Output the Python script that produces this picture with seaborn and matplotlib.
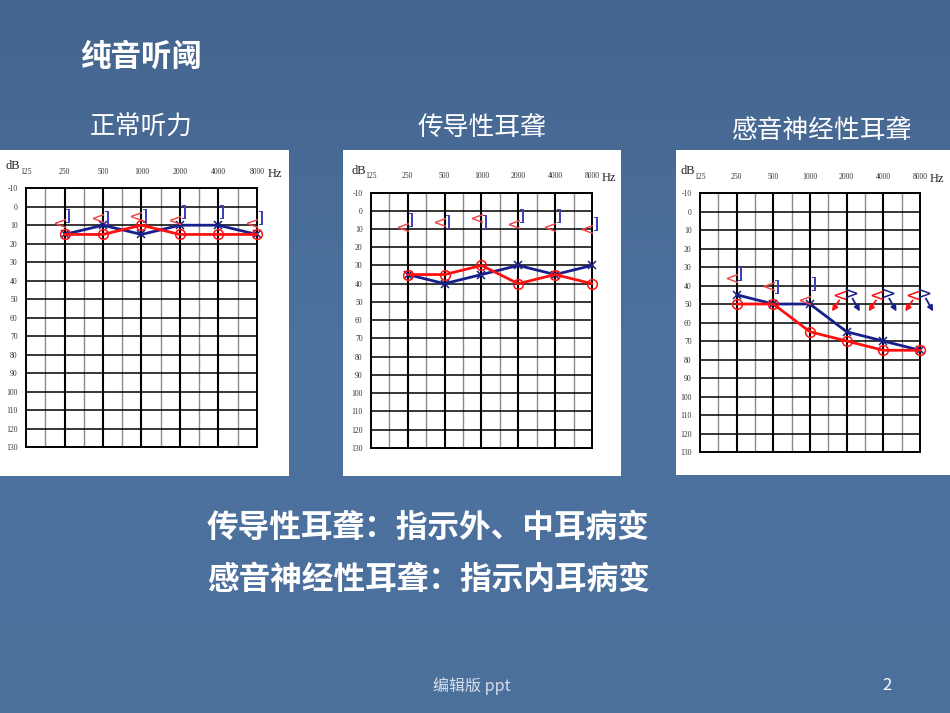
import numpy as np
import pandas as pd
import seaborn as sns
import matplotlib.pyplot as plt
from matplotlib.colors import LinearSegmentedColormap

# audiogram data (dB HL), frequencies 250..8000 Hz
freqs = [250, 500, 1000, 2000, 4000, 8000]
freq_labels = ["125", "250", "500", "1000", "2000", "4000", "8000"]
db_ticks = list(range(-10, 140, 10))
nan = np.nan

# normal hearing
normal_right_air = [15, 15, 10, 15, 15, 15]
normal_left_air = [15, 10, 15, 10, 10, 15]
normal_right_bone = [9, 6, 5, 7, nan, 9]
normal_left_bone = [5, 6, 5, 3, 3, 6]

# conductive hearing loss
conductive_right_air = [35, 35, 30, 40, 35, 40]
conductive_left_air = [35, 40, 35, 30, 35, 30]
conductive_right_bone = [9, 6, 4, 7, 9, 10]
conductive_left_bone = [5, 6, 6, 3, 3, 7]

# sensorineural hearing loss
sensor_right_air = [50, 50, 65, 70, 75, 75]
sensor_left_air = [45, 50, 50, 65, 70, 75]
sensor_right_bone = [36, 40, 48, nan, nan, nan]
sensor_left_bone = [34, 41, 39, nan, nan, nan]
sensor_noresp_right = [nan, nan, nan, 45, 45, 45]
sensor_noresp_left = [nan, nan, nan, 44, 44, 44]

RED = "#ff1010"
BLUE = "#17208a"

sns.set_style("white")
plt.rcParams["font.family"] = ["Noto Sans CJK SC", "DejaVu Sans"]

fig = plt.figure(figsize=(9.5, 7.13), dpi=100)

# slide background
bg = fig.add_axes([0, 0, 1, 1])
cmap = LinearSegmentedColormap.from_list("slide", ["#44658e", "#4d72a0", "#4c709c"])
bg.imshow(np.linspace(0, 1, 100).reshape(-1, 1), cmap=cmap, aspect="auto", extent=[0, 1, 0, 1])
bg.set_axis_off()


def draw_audiogram(panel, rect, right_air, left_air, right_bone, left_bone,
                   noresp_r=None, noresp_l=None):
    # white card behind the chart
    card = fig.add_axes(panel)
    card.set_facecolor("white")
    card.set_xticks([])
    card.set_yticks([])
    for s in card.spines.values():
        s.set_visible(False)

    ax = fig.add_axes(rect)
    ax.set_facecolor("white")
    oct_x = np.log2(np.array(freqs) / 125)

    for k in np.arange(0.5, 6, 0.5):
        octave = k % 1 == 0
        ax.axvline(k, color="black" if octave else "#8c8c8c", lw=1.5 if octave else 1.0, zorder=1)
    for d in db_ticks[1:-1]:
        ax.axhline(d, color="black", lw=1.1, zorder=1)

    df = pd.DataFrame({"oct": oct_x, "right": right_air, "left": left_air})
    sns.lineplot(data=df, x="oct", y="left", color=BLUE, lw=2, marker="x", markersize=6,
                 markeredgecolor=BLUE, markeredgewidth=1.1, clip_on=False, ax=ax, zorder=3)
    sns.lineplot(data=df, x="oct", y="right", color=RED, lw=2, marker="o", markersize=7,
                 markerfacecolor="none", markeredgecolor=RED, markeredgewidth=1.1,
                 clip_on=False, ax=ax, zorder=4)

    sns.scatterplot(x=oct_x - 0.13, y=right_bone, marker="$<$", color="#f04848",
                    s=65, linewidth=0, clip_on=False, ax=ax, zorder=5)
    sns.scatterplot(x=oct_x + 0.1, y=left_bone, marker="$]$", color="#4040b8",
                    s=90, linewidth=0, clip_on=False, ax=ax, zorder=5)

    if noresp_r is not None:
        sns.scatterplot(x=oct_x - 0.18, y=noresp_r, marker="$<$", color=RED,
                        s=70, linewidth=0, clip_on=False, ax=ax, zorder=5)
        sns.scatterplot(x=oct_x + 0.12, y=noresp_l, marker="$>$", color=BLUE,
                        s=70, linewidth=0, clip_on=False, ax=ax, zorder=5)
        for xo, yr, yl in zip(oct_x, noresp_r, noresp_l):
            if np.isnan(yr):
                continue
            ax.annotate("", xy=(xo - 0.4, yr + 9), xytext=(xo - 0.2, yr + 3),
                        arrowprops=dict(arrowstyle="-|>", color=RED, lw=1.3,
                                        mutation_scale=8, shrinkA=0, shrinkB=0),
                        annotation_clip=False)
            ax.annotate("", xy=(xo + 0.36, yl + 10), xytext=(xo + 0.16, yl + 3),
                        arrowprops=dict(arrowstyle="-|>", color=BLUE, lw=1.3,
                                        mutation_scale=8, shrinkA=0, shrinkB=0),
                        annotation_clip=False)

    ax.set_xlim(0, 6)
    ax.set_ylim(130, -10)
    ax.set_xlabel("")
    ax.set_ylabel("")
    ax.grid(False)
    ax.set_yticks(db_ticks)
    ax.set_yticklabels([str(d) for d in db_ticks], fontsize=5.5,
                       family="Liberation Serif", color="#333333")
    ax.xaxis.tick_top()
    ax.set_xticks(range(7))
    ax.set_xticklabels(freq_labels, fontsize=5.5, family="Liberation Serif", color="#333333")
    ax.tick_params(axis="y", length=0, pad=6)
    ax.tick_params(axis="x", length=0, pad=9)
    for s in ax.spines.values():
        s.set_color("black")
        s.set_linewidth(1.4)
    ax.text(-0.09, 1.085, "dB", transform=ax.transAxes, fontsize=9,
            family="Liberation Serif", color="#222222", ha="left", va="center")
    ax.text(1.045, 1.055, "Hz", transform=ax.transAxes, fontsize=9,
            family="Liberation Serif", color="#222222", ha="left", va="center")
    return ax


draw_audiogram((0.0, 0.332, 0.304, 0.457), (0.0274, 0.373, 0.243, 0.363),
               normal_right_air, normal_left_air, normal_right_bone, normal_left_bone)
draw_audiogram((0.361, 0.332, 0.293, 0.457), (0.3905, 0.372, 0.2326, 0.358),
               conductive_right_air, conductive_left_air, conductive_right_bone, conductive_left_bone)
draw_audiogram((0.7116, 0.334, 0.2884, 0.455), (0.7368, 0.366, 0.2316, 0.3633),
               sensor_right_air, sensor_left_air, sensor_right_bone, sensor_left_bone,
               sensor_noresp_right, sensor_noresp_left)

# slide texts
fig.text(80 / 950, 1 - 57 / 713, "纯音听阈", fontsize=22, fontweight="bold", color="white",
         ha="left", va="center")
fig.text(90 / 950, 1 - 128 / 713, "正常听力", fontsize=18.5, color="white", ha="left", va="center")
fig.text(418 / 950, 1 - 128 / 713, "传导性耳聋", fontsize=18.5, color="white", ha="left", va="center")
fig.text(732 / 950, 1 - 131 / 713, "感音神经性耳聋", fontsize=18.5, color="white", ha="left", va="center")
fig.text(207 / 950, 1 - 528 / 713, "传导性耳聋：指示外、中耳病变", fontsize=22.8, fontweight="bold",
         color="white", ha="left", va="center")
fig.text(207 / 950, 1 - 580 / 713, "感音神经性耳聋：指示内耳病变", fontsize=22.8, fontweight="bold",
         color="white", ha="left", va="center")
fig.text(433 / 950, 1 - 686 / 713, "编辑版 ppt", fontsize=11.5, color="#d6deea", ha="left", va="center")
fig.text(887 / 950, 1 - 686 / 713, "2", fontsize=12, color="white", ha="center", va="center")

plt.savefig("out.png", dpi=100)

• • • • •

Given request → Without the pictures, copy the material exactly as given.

Final result →
Output the Python script that produces this picture with seaborn and matplotlib.
import numpy as np
import pandas as pd
import seaborn as sns
import matplotlib.pyplot as plt
from matplotlib.colors import LinearSegmentedColormap

# audiogram data (dB HL), frequencies 250..8000 Hz
freqs = [250, 500, 1000, 2000, 4000, 8000]
freq_labels = ["125", "250", "500", "1000", "2000", "4000", "8000"]
db_ticks = list(range(-10, 140, 10))
nan = np.nan

# normal hearing
normal_right_air = [15, 15, 10, 15, 15, 15]
normal_left_air = [15, 10, 15, 10, 10, 15]
normal_right_bone = [9, 6, 5, 7, nan, 9]
normal_left_bone = [5, 6, 5, 3, 3, 6]

# conductive hearing loss
conductive_right_air = [35, 35, 30, 40, 35, 40]
conductive_left_air = [35, 40, 35, 30, 35, 30]
conductive_right_bone = [9, 6, 4, 7, 9, 10]
conductive_left_bone = [5, 6, 6, 3, 3, 7]

# sensorineural hearing loss
sensor_right_air = [50, 50, 65, 70, 75, 75]
sensor_left_air = [45, 50, 50, 65, 70, 75]
sensor_right_bone = [36, 40, 48, nan, nan, nan]
sensor_left_bone = [34, 41, 39, nan, nan, nan]
sensor_noresp_right = [nan, nan, nan, 45, 45, 45]
sensor_noresp_left = [nan, nan, nan, 44, 44, 44]

RED = "#ff1010"
BLUE = "#17208a"

sns.set_style("white")
plt.rcParams["font.family"] = ["Noto Sans CJK SC", "DejaVu Sans"]

fig = plt.figure(figsize=(9.5, 7.13), dpi=100)

# slide background
bg = fig.add_axes([0, 0, 1, 1])
cmap = LinearSegmentedColormap.from_list("slide", ["#44658e", "#4d72a0", "#4c709c"])
bg.imshow(np.linspace(0, 1, 100).reshape(-1, 1), cmap=cmap, aspect="auto", extent=[0, 1, 0, 1])
bg.set_axis_off()


def draw_audiogram(panel, rect, right_air, left_air, right_bone, left_bone,
                   noresp_r=None, noresp_l=None):
    # white card behind the chart
    card = fig.add_axes(panel)
    card.set_facecolor("white")
    card.set_xticks([])
    card.set_yticks([])
    for s in card.spines.values():
        s.set_visible(False)

    ax = fig.add_axes(rect)
    ax.set_facecolor("white")
    oct_x = np.log2(np.array(freqs) / 125)

    for k in np.arange(0.5, 6, 0.5):
        octave = k % 1 == 0
        ax.axvline(k, color="black" if octave else "#8c8c8c", lw=1.5 if octave else 1.0, zorder=1)
    for d in db_ticks[1:-1]:
        ax.axhline(d, color="black", lw=1.1, zorder=1)

    df = pd.DataFrame({"oct": oct_x, "right": right_air, "left": left_air})
    sns.lineplot(data=df, x="oct", y="left", color=BLUE, lw=2, marker="x", markersize=6,
                 markeredgecolor=BLUE, markeredgewidth=1.1, clip_on=False, ax=ax, zorder=3)
    sns.lineplot(data=df, x="oct", y="right", color=RED, lw=2, marker="o", markersize=7,
                 markerfacecolor="none", markeredgecolor=RED, markeredgewidth=1.1,
                 clip_on=False, ax=ax, zorder=4)

    sns.scatterplot(x=oct_x - 0.13, y=right_bone, marker="$<$", color="#f04848",
                    s=65, linewidth=0, clip_on=False, ax=ax, zorder=5)
    sns.scatterplot(x=oct_x + 0.1, y=left_bone, marker="$]$", color="#4040b8",
                    s=90, linewidth=0, clip_on=False, ax=ax, zorder=5)

    if noresp_r is not None:
        sns.scatterplot(x=oct_x - 0.18, y=noresp_r, marker="$<$", color=RED,
                        s=70, linewidth=0, clip_on=False, ax=ax, zorder=5)
        sns.scatterplot(x=oct_x + 0.12, y=noresp_l, marker="$>$", color=BLUE,
                        s=70, linewidth=0, clip_on=False, ax=ax, zorder=5)
        for xo, yr, yl in zip(oct_x, noresp_r, noresp_l):
            if np.isnan(yr):
                continue
            ax.annotate("", xy=(xo - 0.4, yr + 9), xytext=(xo - 0.2, yr + 3),
                        arrowprops=dict(arrowstyle="-|>", color=RED, lw=1.3,
                                        mutation_scale=8, shrinkA=0, shrinkB=0),
                        annotation_clip=False)
            ax.annotate("", xy=(xo + 0.36, yl + 10), xytext=(xo + 0.16, yl + 3),
                        arrowprops=dict(arrowstyle="-|>", color=BLUE, lw=1.3,
                                        mutation_scale=8, shrinkA=0, shrinkB=0),
                        annotation_clip=False)

    ax.set_xlim(0, 6)
    ax.set_ylim(130, -10)
    ax.set_xlabel("")
    ax.set_ylabel("")
    ax.grid(False)
    ax.set_yticks(db_ticks)
    ax.set_yticklabels([str(d) for d in db_ticks], fontsize=5.5,
                       family="Liberation Serif", color="#333333")
    ax.xaxis.tick_top()
    ax.set_xticks(range(7))
    ax.set_xticklabels(freq_labels, fontsize=5.5, family="Liberation Serif", color="#333333")
    ax.tick_params(axis="y", length=0, pad=6)
    ax.tick_params(axis="x", length=0, pad=9)
    for s in ax.spines.values():
        s.set_color("black")
        s.set_linewidth(1.4)
    ax.text(-0.09, 1.085, "dB", transform=ax.transAxes, fontsize=9,
            family="Liberation Serif", color="#222222", ha="left", va="center")
    ax.text(1.045, 1.055, "Hz", transform=ax.transAxes, fontsize=9,
            family="Liberation Serif", color="#222222", ha="left", va="center")
    return ax


draw_audiogram((0.0, 0.332, 0.304, 0.457), (0.0274, 0.373, 0.243, 0.363),
               normal_right_air, normal_left_air, normal_right_bone, normal_left_bone)
draw_audiogram((0.361, 0.332, 0.293, 0.457), (0.3905, 0.372, 0.2326, 0.358),
               conductive_right_air, conductive_left_air, conductive_right_bone, conductive_left_bone)
draw_audiogram((0.7116, 0.334, 0.2884, 0.455), (0.7368, 0.366, 0.2316, 0.3633),
               sensor_right_air, sensor_left_air, sensor_right_bone, sensor_left_bone,
               sensor_noresp_right, sensor_noresp_left)

# slide texts
fig.text(80 / 950, 1 - 57 / 713, "纯音听阈", fontsize=22, fontweight="bold", color="white",
         ha="left", va="center")
fig.text(90 / 950, 1 - 128 / 713, "正常听力", fontsize=18.5, color="white", ha="left", va="center")
fig.text(418 / 950, 1 - 128 / 713, "传导性耳聋", fontsize=18.5, color="white", ha="left", va="center")
fig.text(732 / 950, 1 - 131 / 713, "感音神经性耳聋", fontsize=18.5, color="white", ha="left", va="center")
fig.text(207 / 950, 1 - 528 / 713, "传导性耳聋：指示外、中耳病变", fontsize=22.8, fontweight="bold",
         color="white", ha="left", va="center")
fig.text(207 / 950, 1 - 580 / 713, "感音神经性耳聋：指示内耳病变", fontsize=22.8, fontweight="bold",
         color="white", ha="left", va="center")
fig.text(433 / 950, 1 - 686 / 713, "编辑版 ppt", fontsize=11.5, color="#d6deea", ha="left", va="center")
fig.text(887 / 950, 1 - 686 / 713, "2", fontsize=12, color="white", ha="center", va="center")

plt.savefig("out.png", dpi=100)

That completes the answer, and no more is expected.